• WHAT TO DO:
Omit any picture, and return the remaining data exactly as written.
━━━
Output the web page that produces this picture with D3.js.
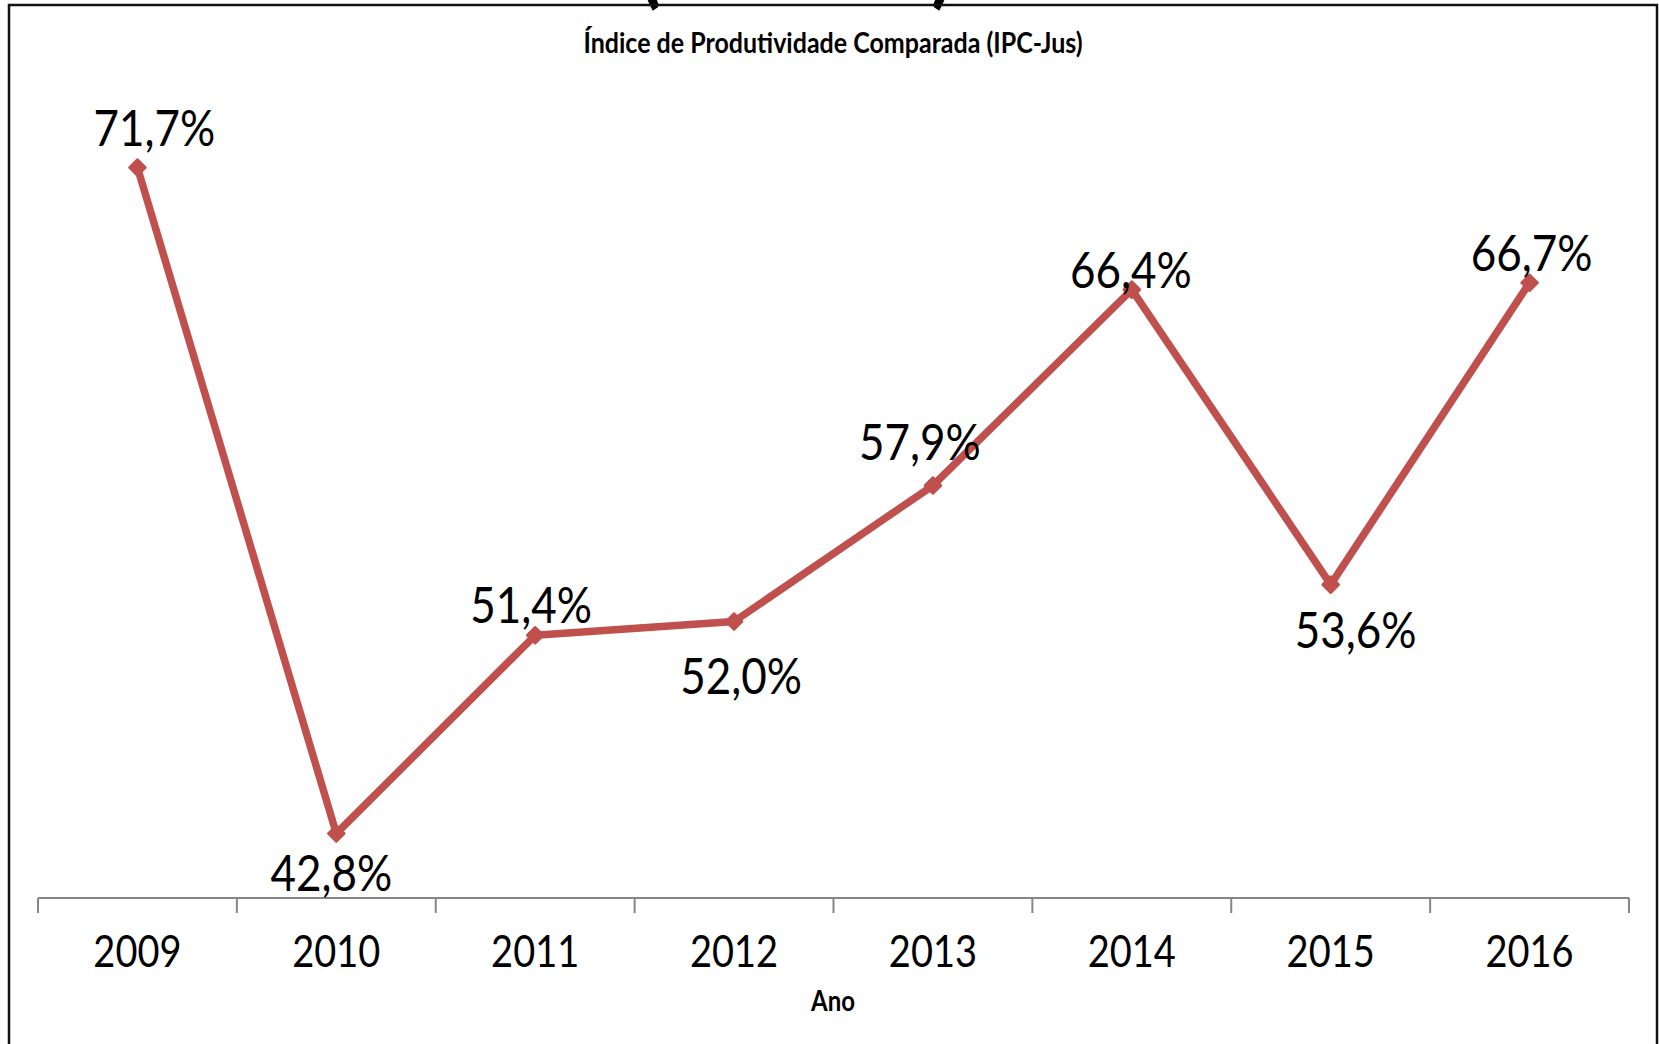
<!DOCTYPE html>
<html>
<head>
<meta charset="utf-8">
<script src="https://cdn.jsdelivr.net/npm/d3@7"></script>
<style>
  html, body { margin: 0; padding: 0; background: #fff; }
  svg { display: block; }
</style>
</head>
<body>
<div id="chart"></div>
<script>
// Chart data
const years = ['2009', '2010', '2011', '2012', '2013', '2014', '2015', '2016'];
const ipcJus = [71.7, 42.8, 51.4, 52.0, 57.9, 66.4, 53.6, 66.7];
const valueLabels = ['71,7%', '42,8%', '51,4%', '52,0%', '57,9%', '66,4%', '53,6%', '66,7%'];

// Label placement tweaks (layout only, in px relative to the point)
const labelDx = [17, -5, -4, 7, -13, -1, 25, 2];
const labelDy = [-41, 38, -32, 53, -45, -21, 44, -31];

const width = 1659;
const height = 1044;
const lineColor = '#c0504d';
const fontFamily = 'Lato, "Open Sans", sans-serif';
const stretch = 1.15; // text in the reference is drawn taller than wide

const svg = d3.select('#chart')
    .append('svg')
    .attr('width', width)
    .attr('height', height)
    .attr('viewBox', `0 0 ${width} ${height}`);

svg.append('rect')
    .attr('width', width)
    .attr('height', height)
    .attr('fill', '#fff');

// Scales
const x = d3.scaleBand()
    .domain(years)
    .range([38, 1629]);

const y = d3.scaleLinear()
    .domain([40, 75])
    .range([898, 91.5]);

// Helper: text stretched vertically around its own anchor point
function addText(g, tx, ty, str, size, weight) {
    return g.append('text')
        .attr('transform', `translate(${tx},${ty}) scale(1,${stretch})`)
        .attr('text-anchor', 'middle')
        .attr('dominant-baseline', 'central')
        .attr('font-family', fontFamily)
        .attr('font-size', size)
        .attr('font-weight', weight || 'normal')
        .attr('fill', '#000')
        .text(str);
}

// Big chart title, cut off by the top of the picture
svg.append('text')
    .attr('transform', `translate(796,-4) scale(1,${stretch})`)
    .attr('text-anchor', 'middle')
    .attr('font-family', fontFamily)
    .attr('font-size', 82)
    .attr('font-weight', 'bold')
    .attr('fill', '#000')
    .text('(IPC-Jus)');

// Frame
svg.append('rect')
    .attr('x', 9)
    .attr('y', 5)
    .attr('width', 1648)
    .attr('height', 1100)
    .attr('fill', 'none')
    .attr('stroke', '#111')
    .attr('stroke-width', 2.5);

// Subtitle
addText(svg, 833, 42, 'Índice de Produtividade Comparada (IPC-Jus)', 25, 'bold');

// X axis
const axisY = y(40);
const axisG = svg.append('g')
    .attr('transform', `translate(0,${axisY})`);

axisG.call(d3.axisBottom(x).tickSize(0).tickPadding(0))
    .call(g => g.select('.domain').remove())
    .call(g => g.selectAll('.tick text').remove());

axisG.append('line')
    .attr('x1', x.range()[0])
    .attr('x2', x.range()[1])
    .attr('stroke', '#868686')
    .attr('stroke-width', 2);

const boundaries = years.map(d => x(d)).concat([x.range()[1]]);
axisG.selectAll('.bound')
    .data(boundaries)
    .join('line')
    .attr('class', 'bound')
    .attr('x1', d => d)
    .attr('x2', d => d)
    .attr('y1', 0)
    .attr('y2', 15)
    .attr('stroke', '#868686')
    .attr('stroke-width', 2);

years.forEach(yr => {
    addText(svg, x(yr) + x.bandwidth() / 2, 950, yr, 38);
});

// Axis title
addText(svg, 833, 1000, 'Ano', 24, 'bold');

// Line
const cx = (d, i) => x(years[i]) + x.bandwidth() / 2;

const line = d3.line()
    .x(cx)
    .y(d => y(d));

svg.append('path')
    .datum(ipcJus)
    .attr('d', line)
    .attr('fill', 'none')
    .attr('stroke', lineColor)
    .attr('stroke-width', 7.5)
    .attr('stroke-linejoin', 'round');

// Diamond markers
const diamond = d3.symbol().type(d3.symbolSquare).size(120);
svg.selectAll('.marker')
    .data(ipcJus)
    .join('path')
    .attr('class', 'marker')
    .attr('d', diamond)
    .attr('transform', (d, i) => `translate(${cx(d, i)},${y(d)}) rotate(45)`)
    .attr('fill', lineColor)
    .attr('stroke', lineColor)
    .attr('stroke-width', 3)
    .attr('stroke-linejoin', 'round');

// Value labels
ipcJus.forEach((d, i) => {
    addText(svg, cx(d, i) + labelDx[i], y(d) + labelDy[i], valueLabels[i], 44);
});
</script>
</body>
</html>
━━━
• PROBLEM SOLUTION:
Output the web page that produces this picture with D3.js.
<!DOCTYPE html>
<html>
<head>
<meta charset="utf-8">
<script src="https://cdn.jsdelivr.net/npm/d3@7"></script>
<style>
  html, body { margin: 0; padding: 0; background: #fff; }
  svg { display: block; }
</style>
</head>
<body>
<div id="chart"></div>
<script>
// Chart data
const years = ['2009', '2010', '2011', '2012', '2013', '2014', '2015', '2016'];
const ipcJus = [71.7, 42.8, 51.4, 52.0, 57.9, 66.4, 53.6, 66.7];
const valueLabels = ['71,7%', '42,8%', '51,4%', '52,0%', '57,9%', '66,4%', '53,6%', '66,7%'];

// Label placement tweaks (layout only, in px relative to the point)
const labelDx = [17, -5, -4, 7, -13, -1, 25, 2];
const labelDy = [-41, 38, -32, 53, -45, -21, 44, -31];

const width = 1659;
const height = 1044;
const lineColor = '#c0504d';
const fontFamily = 'Lato, "Open Sans", sans-serif';
const stretch = 1.15; // text in the reference is drawn taller than wide

const svg = d3.select('#chart')
    .append('svg')
    .attr('width', width)
    .attr('height', height)
    .attr('viewBox', `0 0 ${width} ${height}`);

svg.append('rect')
    .attr('width', width)
    .attr('height', height)
    .attr('fill', '#fff');

// Scales
const x = d3.scaleBand()
    .domain(years)
    .range([38, 1629]);

const y = d3.scaleLinear()
    .domain([40, 75])
    .range([898, 91.5]);

// Helper: text stretched vertically around its own anchor point
function addText(g, tx, ty, str, size, weight) {
    return g.append('text')
        .attr('transform', `translate(${tx},${ty}) scale(1,${stretch})`)
        .attr('text-anchor', 'middle')
        .attr('dominant-baseline', 'central')
        .attr('font-family', fontFamily)
        .attr('font-size', size)
        .attr('font-weight', weight || 'normal')
        .attr('fill', '#000')
        .text(str);
}

// Big chart title, cut off by the top of the picture
svg.append('text')
    .attr('transform', `translate(796,-4) scale(1,${stretch})`)
    .attr('text-anchor', 'middle')
    .attr('font-family', fontFamily)
    .attr('font-size', 82)
    .attr('font-weight', 'bold')
    .attr('fill', '#000')
    .text('(IPC-Jus)');

// Frame
svg.append('rect')
    .attr('x', 9)
    .attr('y', 5)
    .attr('width', 1648)
    .attr('height', 1100)
    .attr('fill', 'none')
    .attr('stroke', '#111')
    .attr('stroke-width', 2.5);

// Subtitle
addText(svg, 833, 42, 'Índice de Produtividade Comparada (IPC-Jus)', 25, 'bold');

// X axis
const axisY = y(40);
const axisG = svg.append('g')
    .attr('transform', `translate(0,${axisY})`);

axisG.call(d3.axisBottom(x).tickSize(0).tickPadding(0))
    .call(g => g.select('.domain').remove())
    .call(g => g.selectAll('.tick text').remove());

axisG.append('line')
    .attr('x1', x.range()[0])
    .attr('x2', x.range()[1])
    .attr('stroke', '#868686')
    .attr('stroke-width', 2);

const boundaries = years.map(d => x(d)).concat([x.range()[1]]);
axisG.selectAll('.bound')
    .data(boundaries)
    .join('line')
    .attr('class', 'bound')
    .attr('x1', d => d)
    .attr('x2', d => d)
    .attr('y1', 0)
    .attr('y2', 15)
    .attr('stroke', '#868686')
    .attr('stroke-width', 2);

years.forEach(yr => {
    addText(svg, x(yr) + x.bandwidth() / 2, 950, yr, 38);
});

// Axis title
addText(svg, 833, 1000, 'Ano', 24, 'bold');

// Line
const cx = (d, i) => x(years[i]) + x.bandwidth() / 2;

const line = d3.line()
    .x(cx)
    .y(d => y(d));

svg.append('path')
    .datum(ipcJus)
    .attr('d', line)
    .attr('fill', 'none')
    .attr('stroke', lineColor)
    .attr('stroke-width', 7.5)
    .attr('stroke-linejoin', 'round');

// Diamond markers
const diamond = d3.symbol().type(d3.symbolSquare).size(120);
svg.selectAll('.marker')
    .data(ipcJus)
    .join('path')
    .attr('class', 'marker')
    .attr('d', diamond)
    .attr('transform', (d, i) => `translate(${cx(d, i)},${y(d)}) rotate(45)`)
    .attr('fill', lineColor)
    .attr('stroke', lineColor)
    .attr('stroke-width', 3)
    .attr('stroke-linejoin', 'round');

// Value labels
ipcJus.forEach((d, i) => {
    addText(svg, cx(d, i) + labelDx[i], y(d) + labelDy[i], valueLabels[i], 44);
});
</script>
</body>
</html>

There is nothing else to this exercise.